begin
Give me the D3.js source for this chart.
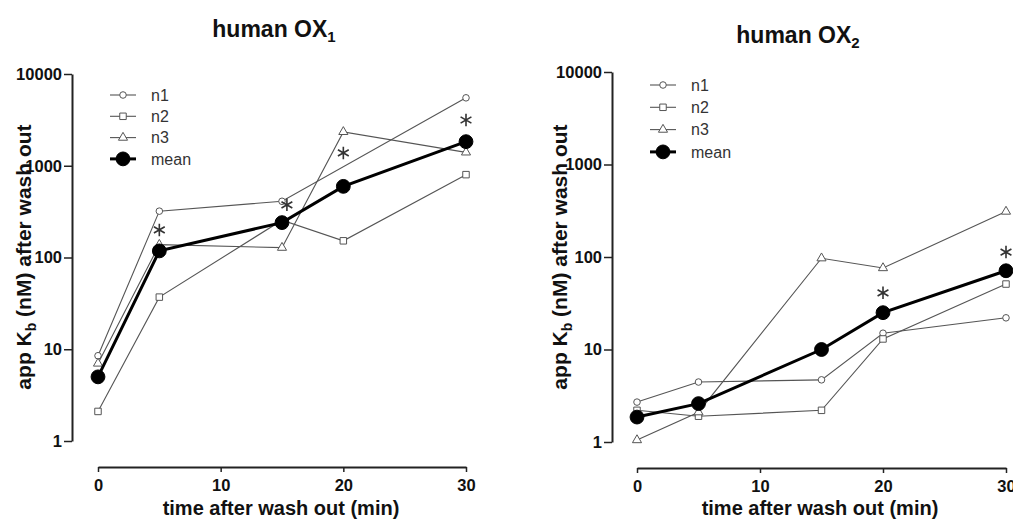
<!DOCTYPE html>
<html>
<head>
<meta charset="utf-8">
<script src="https://cdn.jsdelivr.net/npm/d3@7"></script>
<style>
body { margin: 0; background: #fff; }
svg { display: block; font-family: "Liberation Sans", Arial, sans-serif; }
</style>
</head>
<body>
<svg id="chart" width="1013" height="522"></svg>
<script>
// shared axes
const times = [0, 5, 15, 20, 30];
const xTicks = [0, 10, 20, 30];
const yTicks = [1, 10, 100, 1000, 10000];
const seriesNames = ["n1", "n2", "n3", "mean"];
const seriesShapes = ["circle", "square", "triangle", "circle"];

// human OX1  (app Kb in nM, null = no point)
const ox1_n1 = [8.5, 320, 410, null, 5500];
const ox1_n2 = [2.1, 37, 255, 152, 800];
const ox1_n3 = [7.0, 138, 128, 2340, 1400];
const ox1_mean = [5.0, 118, 240, 596, 1830];
const ox1_starTimes = [5, 15.4, 20, 30];
const ox1_starValues = [200, 375, 1380, 3150];

// human OX2
const ox2_n1 = [2.7, 4.45, 4.7, 15, 22];
const ox2_n2 = [2.2, 1.9, 2.2, 13, 51];
const ox2_n3 = [1.05, 2.1, 97, 76, 310];
const ox2_mean = [1.86, 2.6, 10, 25, 71];
const ox2_starTimes = [20, 30];
const ox2_starValues = [41, 113];

const svg = d3.select("#chart");

const panels = [
  { sub: "1", series: [ox1_n1, ox1_n2, ox1_n3, ox1_mean], starT: ox1_starTimes, starV: ox1_starValues,
    yAxisX: 72, x0: 98, x1: 466, yTop: 74, yBot: 441, xAxisY: 467,
    titleX: 274, titleY: 37, ylabX: 31, xlabX: 281, legX: 110, legY: 95, legStep: 21.3 },
  { sub: "2", series: [ox2_n1, ox2_n2, ox2_n3, ox2_mean], starT: ox2_starTimes, starV: ox2_starValues,
    yAxisX: 612, x0: 637, x1: 1006, yTop: 72, yBot: 442, xAxisY: 468,
    titleX: 798, titleY: 43, ylabX: 567, xlabX: 820, legX: 650, legY: 85, legStep: 22.3 }
];

function symbolFor(shape, big) {
  if (big) return d3.symbol(d3.symbolCircle, 150)();
  if (shape == "circle") return d3.symbol(d3.symbolCircle, 34)();
  if (shape == "square") return d3.symbol(d3.symbolSquare, 42)();
  return d3.symbol(d3.symbolTriangle, 36)();
}

panels.forEach(p => {
  let g = svg.append("g");
  let x = d3.scaleLinear().domain([0, 30]).range([p.x0, p.x1]);
  let y = d3.scaleLog().domain([1, 10000]).range([p.yBot, p.yTop]);

  // y axis
  let ya = g.append("g")
    .attr("transform", `translate(${p.yAxisX},0)`)
    .call(d3.axisLeft(y).tickValues(yTicks).tickFormat(d3.format("d")).tickSize(8).tickSizeOuter(0).tickPadding(2));
  // x axis (offset, Prism style)
  let xa = g.append("g")
    .attr("transform", `translate(0,${p.xAxisY})`)
    .call(d3.axisBottom(x).tickValues(xTicks).tickSize(5).tickSizeOuter(0).tickPadding(7));
  [ya, xa].forEach(a => {
    a.select(".domain").attr("stroke", "#222").attr("stroke-width", 2);
    a.selectAll(".tick line").attr("stroke", "#222").attr("stroke-width", 1.5);
    a.selectAll(".tick text").attr("fill", "#111").style("font-size", "16.5px").style("font-weight", "bold")
      .style("font-family", '"Liberation Sans", Arial, sans-serif');
  });

  // title
  let t = g.append("text").attr("x", p.titleX).attr("y", p.titleY).attr("text-anchor", "middle")
    .style("font-size", "23px").style("font-weight", "bold").attr("fill", "#111");
  t.append("tspan").text("human OX");
  t.append("tspan").attr("dy", 5).style("font-size", "15px").text(p.sub);

  // axis titles
  g.append("text").attr("x", p.xlabX).attr("y", 515).attr("text-anchor", "middle")
    .style("font-size", "20px").style("font-weight", "bold").attr("fill", "#111")
    .text("time after wash out (min)");
  let yl = g.append("text").attr("transform", `translate(${p.ylabX},257) rotate(-90)`)
    .attr("text-anchor", "middle").style("font-size", "21px").style("font-weight", "bold").attr("fill", "#111");
  yl.append("tspan").text("app K");
  yl.append("tspan").attr("dy", 5).style("font-size", "14px").text("b");
  yl.append("tspan").attr("dy", -5).text(" (nM) after wash out");

  // replicate lines first, mean on top
  let line = d3.line().x(d => x(d.t)).y(d => y(d.v));
  p.series.forEach((vals, i) => {
    let pts = times.map((tm, j) => ({ t: tm, v: vals[j] })).filter(d => d.v != null);
    let isMean = seriesNames[i] == "mean";
    g.append("path").datum(pts)
      .attr("fill", "none")
      .attr("stroke", isMean ? "#000" : "#555")
      .attr("stroke-width", isMean ? 3 : 1.1)
      .attr("d", line);
    g.selectAll(null).data(pts).enter().append("path")
      .attr("transform", d => `translate(${x(d.t)},${y(d.v)})`)
      .attr("d", symbolFor(seriesShapes[i], isMean))
      .attr("fill", isMean ? "#000" : "#fff")
      .attr("stroke", isMean ? "#000" : "#555")
      .attr("stroke-width", 1);
  });

  // significance stars
  let stars = p.starT.map((tm, j) => ({ t: tm, v: p.starV[j] }));
  g.selectAll(null).data(stars).enter().append("path")
    .attr("transform", d => `translate(${x(d.t)},${y(d.v)})`)
    .attr("d", d3.symbol(d3.symbolAsterisk, 110)())
    .attr("fill", "none").attr("stroke", "#333").attr("stroke-width", 1.6);

  // legend
  let leg = g.append("g");
  seriesNames.forEach((nm, i) => {
    let ly = p.legY + i * p.legStep;
    let isMean = nm == "mean";
    leg.append("line").attr("x1", p.legX).attr("x2", p.legX + 26).attr("y1", ly).attr("y2", ly)
      .attr("stroke", isMean ? "#000" : "#555").attr("stroke-width", isMean ? 3 : 1.1);
    leg.append("path").attr("transform", `translate(${p.legX + 13},${ly})`)
      .attr("d", symbolFor(seriesShapes[i], isMean))
      .attr("fill", isMean ? "#000" : "#fff").attr("stroke", isMean ? "#000" : "#555");
    leg.append("text").attr("x", p.legX + 41).attr("y", ly).attr("dy", "0.35em")
      .style("font-size", "16px").attr("fill", "#333").text(nm);
  });
});
</script>
</body>
</html>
end
# [WHAT TO DO]
Return all of the data exactly as written, and drop the pictures.

# [EXERCISE RESPONSE]
Give me the D3.js source for this chart.
<!DOCTYPE html>
<html>
<head>
<meta charset="utf-8">
<script src="https://cdn.jsdelivr.net/npm/d3@7"></script>
<style>
body { margin: 0; background: #fff; }
svg { display: block; font-family: "Liberation Sans", Arial, sans-serif; }
</style>
</head>
<body>
<svg id="chart" width="1013" height="522"></svg>
<script>
// shared axes
const times = [0, 5, 15, 20, 30];
const xTicks = [0, 10, 20, 30];
const yTicks = [1, 10, 100, 1000, 10000];
const seriesNames = ["n1", "n2", "n3", "mean"];
const seriesShapes = ["circle", "square", "triangle", "circle"];

// human OX1  (app Kb in nM, null = no point)
const ox1_n1 = [8.5, 320, 410, null, 5500];
const ox1_n2 = [2.1, 37, 255, 152, 800];
const ox1_n3 = [7.0, 138, 128, 2340, 1400];
const ox1_mean = [5.0, 118, 240, 596, 1830];
const ox1_starTimes = [5, 15.4, 20, 30];
const ox1_starValues = [200, 375, 1380, 3150];

// human OX2
const ox2_n1 = [2.7, 4.45, 4.7, 15, 22];
const ox2_n2 = [2.2, 1.9, 2.2, 13, 51];
const ox2_n3 = [1.05, 2.1, 97, 76, 310];
const ox2_mean = [1.86, 2.6, 10, 25, 71];
const ox2_starTimes = [20, 30];
const ox2_starValues = [41, 113];

const svg = d3.select("#chart");

const panels = [
  { sub: "1", series: [ox1_n1, ox1_n2, ox1_n3, ox1_mean], starT: ox1_starTimes, starV: ox1_starValues,
    yAxisX: 72, x0: 98, x1: 466, yTop: 74, yBot: 441, xAxisY: 467,
    titleX: 274, titleY: 37, ylabX: 31, xlabX: 281, legX: 110, legY: 95, legStep: 21.3 },
  { sub: "2", series: [ox2_n1, ox2_n2, ox2_n3, ox2_mean], starT: ox2_starTimes, starV: ox2_starValues,
    yAxisX: 612, x0: 637, x1: 1006, yTop: 72, yBot: 442, xAxisY: 468,
    titleX: 798, titleY: 43, ylabX: 567, xlabX: 820, legX: 650, legY: 85, legStep: 22.3 }
];

function symbolFor(shape, big) {
  if (big) return d3.symbol(d3.symbolCircle, 150)();
  if (shape == "circle") return d3.symbol(d3.symbolCircle, 34)();
  if (shape == "square") return d3.symbol(d3.symbolSquare, 42)();
  return d3.symbol(d3.symbolTriangle, 36)();
}

panels.forEach(p => {
  let g = svg.append("g");
  let x = d3.scaleLinear().domain([0, 30]).range([p.x0, p.x1]);
  let y = d3.scaleLog().domain([1, 10000]).range([p.yBot, p.yTop]);

  // y axis
  let ya = g.append("g")
    .attr("transform", `translate(${p.yAxisX},0)`)
    .call(d3.axisLeft(y).tickValues(yTicks).tickFormat(d3.format("d")).tickSize(8).tickSizeOuter(0).tickPadding(2));
  // x axis (offset, Prism style)
  let xa = g.append("g")
    .attr("transform", `translate(0,${p.xAxisY})`)
    .call(d3.axisBottom(x).tickValues(xTicks).tickSize(5).tickSizeOuter(0).tickPadding(7));
  [ya, xa].forEach(a => {
    a.select(".domain").attr("stroke", "#222").attr("stroke-width", 2);
    a.selectAll(".tick line").attr("stroke", "#222").attr("stroke-width", 1.5);
    a.selectAll(".tick text").attr("fill", "#111").style("font-size", "16.5px").style("font-weight", "bold")
      .style("font-family", '"Liberation Sans", Arial, sans-serif');
  });

  // title
  let t = g.append("text").attr("x", p.titleX).attr("y", p.titleY).attr("text-anchor", "middle")
    .style("font-size", "23px").style("font-weight", "bold").attr("fill", "#111");
  t.append("tspan").text("human OX");
  t.append("tspan").attr("dy", 5).style("font-size", "15px").text(p.sub);

  // axis titles
  g.append("text").attr("x", p.xlabX).attr("y", 515).attr("text-anchor", "middle")
    .style("font-size", "20px").style("font-weight", "bold").attr("fill", "#111")
    .text("time after wash out (min)");
  let yl = g.append("text").attr("transform", `translate(${p.ylabX},257) rotate(-90)`)
    .attr("text-anchor", "middle").style("font-size", "21px").style("font-weight", "bold").attr("fill", "#111");
  yl.append("tspan").text("app K");
  yl.append("tspan").attr("dy", 5).style("font-size", "14px").text("b");
  yl.append("tspan").attr("dy", -5).text(" (nM) after wash out");

  // replicate lines first, mean on top
  let line = d3.line().x(d => x(d.t)).y(d => y(d.v));
  p.series.forEach((vals, i) => {
    let pts = times.map((tm, j) => ({ t: tm, v: vals[j] })).filter(d => d.v != null);
    let isMean = seriesNames[i] == "mean";
    g.append("path").datum(pts)
      .attr("fill", "none")
      .attr("stroke", isMean ? "#000" : "#555")
      .attr("stroke-width", isMean ? 3 : 1.1)
      .attr("d", line);
    g.selectAll(null).data(pts).enter().append("path")
      .attr("transform", d => `translate(${x(d.t)},${y(d.v)})`)
      .attr("d", symbolFor(seriesShapes[i], isMean))
      .attr("fill", isMean ? "#000" : "#fff")
      .attr("stroke", isMean ? "#000" : "#555")
      .attr("stroke-width", 1);
  });

  // significance stars
  let stars = p.starT.map((tm, j) => ({ t: tm, v: p.starV[j] }));
  g.selectAll(null).data(stars).enter().append("path")
    .attr("transform", d => `translate(${x(d.t)},${y(d.v)})`)
    .attr("d", d3.symbol(d3.symbolAsterisk, 110)())
    .attr("fill", "none").attr("stroke", "#333").attr("stroke-width", 1.6);

  // legend
  let leg = g.append("g");
  seriesNames.forEach((nm, i) => {
    let ly = p.legY + i * p.legStep;
    let isMean = nm == "mean";
    leg.append("line").attr("x1", p.legX).attr("x2", p.legX + 26).attr("y1", ly).attr("y2", ly)
      .attr("stroke", isMean ? "#000" : "#555").attr("stroke-width", isMean ? 3 : 1.1);
    leg.append("path").attr("transform", `translate(${p.legX + 13},${ly})`)
      .attr("d", symbolFor(seriesShapes[i], isMean))
      .attr("fill", isMean ? "#000" : "#fff").attr("stroke", isMean ? "#000" : "#555");
    leg.append("text").attr("x", p.legX + 41).attr("y", ly).attr("dy", "0.35em")
      .style("font-size", "16px").attr("fill", "#333").text(nm);
  });
});
</script>
</body>
</html>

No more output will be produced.